### Problem to work on
Using the material below, copy every line where "What" appears.

Source code of charts
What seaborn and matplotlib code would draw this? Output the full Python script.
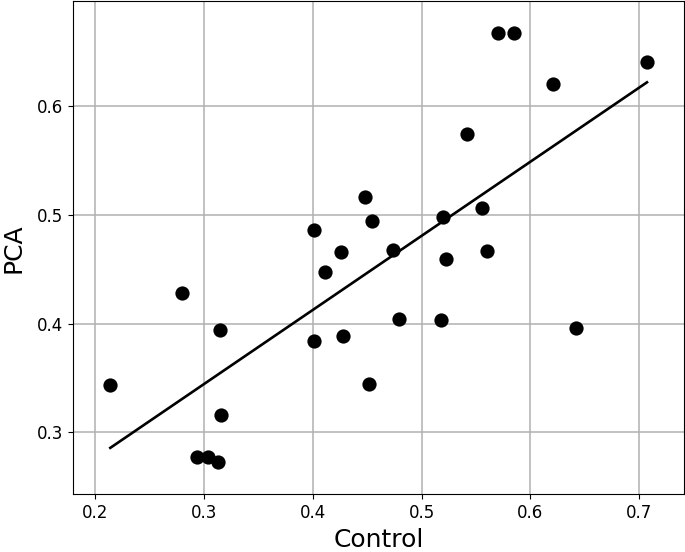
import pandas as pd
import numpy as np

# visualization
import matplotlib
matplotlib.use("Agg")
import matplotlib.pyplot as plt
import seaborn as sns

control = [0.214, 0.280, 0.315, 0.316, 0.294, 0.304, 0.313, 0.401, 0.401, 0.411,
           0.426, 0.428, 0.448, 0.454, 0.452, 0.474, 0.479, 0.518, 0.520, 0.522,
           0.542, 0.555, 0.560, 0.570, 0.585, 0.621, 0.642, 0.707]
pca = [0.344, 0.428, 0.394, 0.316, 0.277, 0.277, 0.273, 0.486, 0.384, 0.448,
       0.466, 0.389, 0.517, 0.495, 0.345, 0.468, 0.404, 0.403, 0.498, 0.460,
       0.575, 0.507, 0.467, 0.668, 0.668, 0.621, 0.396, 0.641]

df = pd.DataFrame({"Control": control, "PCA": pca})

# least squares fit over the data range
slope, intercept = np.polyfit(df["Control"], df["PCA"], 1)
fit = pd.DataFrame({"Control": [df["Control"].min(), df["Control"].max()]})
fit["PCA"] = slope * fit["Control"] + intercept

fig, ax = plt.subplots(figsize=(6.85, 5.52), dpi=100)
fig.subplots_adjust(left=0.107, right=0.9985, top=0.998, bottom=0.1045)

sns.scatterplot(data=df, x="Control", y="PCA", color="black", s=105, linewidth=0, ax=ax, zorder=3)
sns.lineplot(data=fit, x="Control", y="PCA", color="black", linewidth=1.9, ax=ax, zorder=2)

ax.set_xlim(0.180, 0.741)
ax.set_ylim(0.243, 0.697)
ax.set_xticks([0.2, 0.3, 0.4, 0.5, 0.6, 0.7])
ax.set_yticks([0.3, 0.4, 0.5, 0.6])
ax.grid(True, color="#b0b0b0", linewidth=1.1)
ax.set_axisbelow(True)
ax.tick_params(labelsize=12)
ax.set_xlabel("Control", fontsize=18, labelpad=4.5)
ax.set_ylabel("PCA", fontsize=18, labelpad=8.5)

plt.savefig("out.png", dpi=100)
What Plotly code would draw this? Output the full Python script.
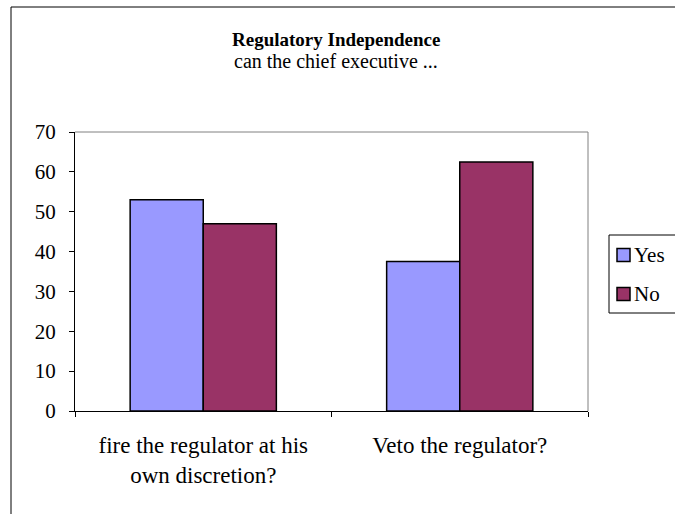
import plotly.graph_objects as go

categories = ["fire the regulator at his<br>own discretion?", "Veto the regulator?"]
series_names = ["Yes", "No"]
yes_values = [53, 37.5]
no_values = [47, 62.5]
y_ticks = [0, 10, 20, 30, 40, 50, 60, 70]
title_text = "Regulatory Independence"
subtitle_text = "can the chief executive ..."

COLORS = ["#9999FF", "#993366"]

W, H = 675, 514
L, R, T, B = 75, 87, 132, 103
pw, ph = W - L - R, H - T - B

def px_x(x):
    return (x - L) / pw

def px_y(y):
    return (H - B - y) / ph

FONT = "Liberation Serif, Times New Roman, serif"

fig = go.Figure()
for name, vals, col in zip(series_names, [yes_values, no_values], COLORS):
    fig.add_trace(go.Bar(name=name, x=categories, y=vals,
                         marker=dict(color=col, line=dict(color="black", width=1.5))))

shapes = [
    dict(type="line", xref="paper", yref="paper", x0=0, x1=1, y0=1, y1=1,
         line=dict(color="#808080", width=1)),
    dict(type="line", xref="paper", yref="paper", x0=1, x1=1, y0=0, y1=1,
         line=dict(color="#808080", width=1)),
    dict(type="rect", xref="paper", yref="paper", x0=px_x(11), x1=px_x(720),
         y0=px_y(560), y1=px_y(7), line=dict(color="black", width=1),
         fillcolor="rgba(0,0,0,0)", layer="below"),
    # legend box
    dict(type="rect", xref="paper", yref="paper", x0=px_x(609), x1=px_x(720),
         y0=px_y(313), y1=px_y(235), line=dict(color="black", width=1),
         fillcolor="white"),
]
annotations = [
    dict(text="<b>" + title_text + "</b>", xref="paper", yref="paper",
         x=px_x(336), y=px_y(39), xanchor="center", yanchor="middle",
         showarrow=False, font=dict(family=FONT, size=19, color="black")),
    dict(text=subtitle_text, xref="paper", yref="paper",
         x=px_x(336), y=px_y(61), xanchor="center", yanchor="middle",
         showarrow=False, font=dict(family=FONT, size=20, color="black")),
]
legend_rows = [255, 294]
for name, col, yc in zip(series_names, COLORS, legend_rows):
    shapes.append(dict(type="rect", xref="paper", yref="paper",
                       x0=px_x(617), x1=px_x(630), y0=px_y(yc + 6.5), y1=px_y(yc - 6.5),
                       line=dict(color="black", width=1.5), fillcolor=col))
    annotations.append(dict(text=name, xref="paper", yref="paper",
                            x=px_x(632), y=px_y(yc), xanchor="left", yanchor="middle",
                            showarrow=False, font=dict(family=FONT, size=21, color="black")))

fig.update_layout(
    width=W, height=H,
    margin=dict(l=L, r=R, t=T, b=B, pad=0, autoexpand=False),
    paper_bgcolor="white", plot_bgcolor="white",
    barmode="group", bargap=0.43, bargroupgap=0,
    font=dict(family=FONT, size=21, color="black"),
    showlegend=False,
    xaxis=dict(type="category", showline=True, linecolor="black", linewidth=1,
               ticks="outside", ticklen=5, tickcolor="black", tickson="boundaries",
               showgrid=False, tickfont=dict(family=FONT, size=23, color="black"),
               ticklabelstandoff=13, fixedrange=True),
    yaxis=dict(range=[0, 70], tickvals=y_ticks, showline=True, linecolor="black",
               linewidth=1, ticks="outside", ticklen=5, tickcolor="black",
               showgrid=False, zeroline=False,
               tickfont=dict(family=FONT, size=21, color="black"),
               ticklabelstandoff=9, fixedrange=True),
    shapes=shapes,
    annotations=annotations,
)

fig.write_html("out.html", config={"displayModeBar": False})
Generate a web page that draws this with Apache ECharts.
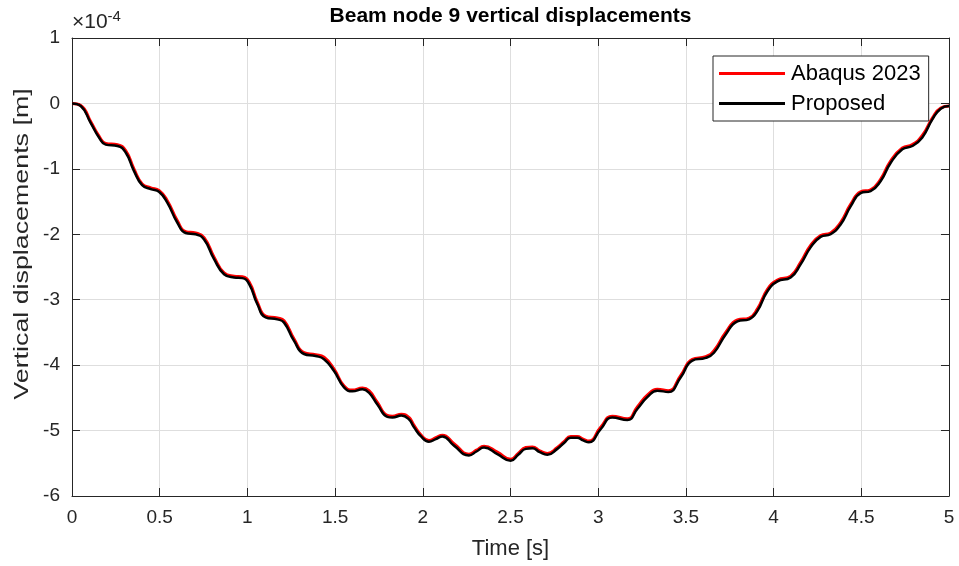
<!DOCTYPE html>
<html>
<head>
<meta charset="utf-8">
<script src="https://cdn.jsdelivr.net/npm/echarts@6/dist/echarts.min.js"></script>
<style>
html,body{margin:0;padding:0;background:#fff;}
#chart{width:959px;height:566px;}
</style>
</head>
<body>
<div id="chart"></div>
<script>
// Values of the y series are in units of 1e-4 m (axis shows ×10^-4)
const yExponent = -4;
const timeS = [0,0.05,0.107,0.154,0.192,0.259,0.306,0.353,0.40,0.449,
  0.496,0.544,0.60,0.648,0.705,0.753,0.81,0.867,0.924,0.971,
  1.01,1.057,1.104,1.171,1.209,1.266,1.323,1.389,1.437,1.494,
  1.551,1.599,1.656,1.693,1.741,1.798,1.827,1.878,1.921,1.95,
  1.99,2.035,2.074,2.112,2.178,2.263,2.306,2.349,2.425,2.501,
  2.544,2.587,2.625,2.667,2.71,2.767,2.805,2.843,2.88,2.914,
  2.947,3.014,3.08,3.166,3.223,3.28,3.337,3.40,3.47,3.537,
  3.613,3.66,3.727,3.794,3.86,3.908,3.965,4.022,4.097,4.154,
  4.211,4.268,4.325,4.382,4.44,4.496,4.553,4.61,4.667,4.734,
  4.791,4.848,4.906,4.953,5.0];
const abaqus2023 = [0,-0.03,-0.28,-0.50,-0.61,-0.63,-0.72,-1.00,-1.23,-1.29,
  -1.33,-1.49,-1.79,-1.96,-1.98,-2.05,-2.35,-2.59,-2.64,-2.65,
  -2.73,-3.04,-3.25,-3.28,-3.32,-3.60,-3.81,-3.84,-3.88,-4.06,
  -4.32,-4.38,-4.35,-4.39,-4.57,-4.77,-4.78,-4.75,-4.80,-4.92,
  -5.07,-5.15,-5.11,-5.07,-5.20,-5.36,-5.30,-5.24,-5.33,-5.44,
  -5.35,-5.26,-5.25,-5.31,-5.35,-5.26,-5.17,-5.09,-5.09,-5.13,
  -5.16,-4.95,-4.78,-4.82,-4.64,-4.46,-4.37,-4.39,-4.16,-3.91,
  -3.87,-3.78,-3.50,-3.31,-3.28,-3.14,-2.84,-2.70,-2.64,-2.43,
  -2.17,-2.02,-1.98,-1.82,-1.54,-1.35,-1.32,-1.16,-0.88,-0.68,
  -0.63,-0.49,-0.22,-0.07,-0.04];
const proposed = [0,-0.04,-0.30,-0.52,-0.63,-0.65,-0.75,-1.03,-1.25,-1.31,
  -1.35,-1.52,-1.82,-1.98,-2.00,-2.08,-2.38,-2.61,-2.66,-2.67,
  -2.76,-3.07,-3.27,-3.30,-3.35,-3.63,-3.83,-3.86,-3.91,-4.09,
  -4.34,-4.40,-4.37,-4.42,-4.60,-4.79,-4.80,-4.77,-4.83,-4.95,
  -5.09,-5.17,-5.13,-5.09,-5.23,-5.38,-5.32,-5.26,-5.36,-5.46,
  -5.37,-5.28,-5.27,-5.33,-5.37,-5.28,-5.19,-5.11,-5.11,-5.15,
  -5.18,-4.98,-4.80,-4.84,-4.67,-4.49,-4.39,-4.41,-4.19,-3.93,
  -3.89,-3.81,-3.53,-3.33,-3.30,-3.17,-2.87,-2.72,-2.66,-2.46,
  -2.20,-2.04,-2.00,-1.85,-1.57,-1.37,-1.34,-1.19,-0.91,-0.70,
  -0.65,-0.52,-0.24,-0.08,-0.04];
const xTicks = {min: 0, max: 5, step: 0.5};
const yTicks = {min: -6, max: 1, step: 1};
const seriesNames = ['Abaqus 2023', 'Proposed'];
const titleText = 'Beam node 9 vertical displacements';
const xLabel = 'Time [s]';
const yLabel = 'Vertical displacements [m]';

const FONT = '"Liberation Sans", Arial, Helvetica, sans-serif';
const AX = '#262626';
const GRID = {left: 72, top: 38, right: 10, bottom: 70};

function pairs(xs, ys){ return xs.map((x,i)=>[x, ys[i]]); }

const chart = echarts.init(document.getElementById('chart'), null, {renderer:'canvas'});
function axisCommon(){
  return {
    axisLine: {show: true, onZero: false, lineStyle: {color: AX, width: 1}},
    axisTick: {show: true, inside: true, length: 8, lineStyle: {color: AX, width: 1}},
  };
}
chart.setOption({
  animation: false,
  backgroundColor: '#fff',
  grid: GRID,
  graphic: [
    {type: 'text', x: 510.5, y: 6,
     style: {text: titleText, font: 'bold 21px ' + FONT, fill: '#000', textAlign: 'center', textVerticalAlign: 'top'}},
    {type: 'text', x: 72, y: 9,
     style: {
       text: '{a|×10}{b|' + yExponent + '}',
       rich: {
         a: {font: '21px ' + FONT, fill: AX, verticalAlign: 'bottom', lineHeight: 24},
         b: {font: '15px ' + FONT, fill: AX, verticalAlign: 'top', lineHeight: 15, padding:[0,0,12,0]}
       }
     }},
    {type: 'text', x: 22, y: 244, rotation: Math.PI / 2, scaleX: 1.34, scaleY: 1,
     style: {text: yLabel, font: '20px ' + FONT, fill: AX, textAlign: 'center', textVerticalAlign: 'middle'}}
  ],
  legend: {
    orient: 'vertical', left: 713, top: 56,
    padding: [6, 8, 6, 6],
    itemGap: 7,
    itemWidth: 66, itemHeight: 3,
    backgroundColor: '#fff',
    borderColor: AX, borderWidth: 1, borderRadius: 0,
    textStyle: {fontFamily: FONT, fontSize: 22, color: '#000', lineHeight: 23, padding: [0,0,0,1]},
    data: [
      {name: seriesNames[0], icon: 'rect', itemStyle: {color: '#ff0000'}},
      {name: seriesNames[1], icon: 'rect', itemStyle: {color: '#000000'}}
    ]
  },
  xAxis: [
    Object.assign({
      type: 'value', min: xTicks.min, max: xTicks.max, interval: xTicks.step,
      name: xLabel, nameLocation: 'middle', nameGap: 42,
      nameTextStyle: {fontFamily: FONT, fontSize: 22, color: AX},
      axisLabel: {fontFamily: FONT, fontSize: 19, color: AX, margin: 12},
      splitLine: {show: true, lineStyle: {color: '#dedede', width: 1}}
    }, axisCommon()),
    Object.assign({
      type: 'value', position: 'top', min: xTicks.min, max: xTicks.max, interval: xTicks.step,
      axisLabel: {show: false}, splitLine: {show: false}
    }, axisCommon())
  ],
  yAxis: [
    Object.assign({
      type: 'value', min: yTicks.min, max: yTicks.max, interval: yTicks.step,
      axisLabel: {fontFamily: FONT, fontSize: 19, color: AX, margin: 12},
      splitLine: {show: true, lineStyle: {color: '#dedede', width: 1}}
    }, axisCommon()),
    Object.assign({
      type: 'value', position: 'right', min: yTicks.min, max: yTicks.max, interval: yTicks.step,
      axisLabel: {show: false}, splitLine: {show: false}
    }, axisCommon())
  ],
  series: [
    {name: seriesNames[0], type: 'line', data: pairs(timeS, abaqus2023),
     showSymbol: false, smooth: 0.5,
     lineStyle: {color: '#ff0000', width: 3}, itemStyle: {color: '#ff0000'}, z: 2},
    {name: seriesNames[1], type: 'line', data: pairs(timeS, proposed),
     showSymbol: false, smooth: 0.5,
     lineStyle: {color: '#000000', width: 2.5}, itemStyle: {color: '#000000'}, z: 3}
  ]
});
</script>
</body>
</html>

### Answer to this exercise
What seaborn and matplotlib code would draw this? Output the full Python script.
What Plotly code would draw this? Output the full Python script.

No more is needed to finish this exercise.